A record number of women have graduated from engineering at the University of Queensland, well above the national average.
Women accounted for 26 per cent of all graduates, higher than the national average of 17 per cent. The number of female graduates has grown from 21 per cent in 2012 when the national average remained at 15 per cent.
Professor Simon Biggs, Faculty of Engineering, Architecture and Information Technology (EAIT) executive dean said the growing number of female graduates reinforces the university’s push to create a more equitable engineering industry.
This is particularly through the university’s successful Women in Engineering (WE) program which aimed to address the gender disparity in engineering at both tertiary and industry levels.
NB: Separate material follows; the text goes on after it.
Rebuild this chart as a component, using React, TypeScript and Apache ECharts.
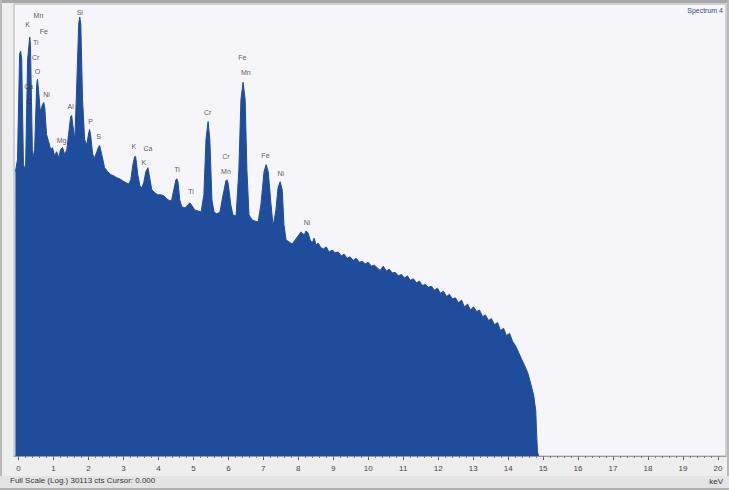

The university recently hosted the first joint university workshop with universities across Australia, New Zealand and the US state of Colorado, exploring the best ways to recruit women into engineering.
Their long term goal is to increase female participation in engineering worldwide.
“We don’t just want to see gender diversity improve in engineering at UQ, we want to see broad change across the industry in Australia and globally,” Biggs said.
Second year chemical and environmental engineering student Geethu George said young women need strong female role models as they consider undertaking an engineering career.
“Having women in these senior positions and watching them achieve success is essential to increasing female participation in engineering.”
Women make up less than 13 per cent of Australia’s engineering workforce.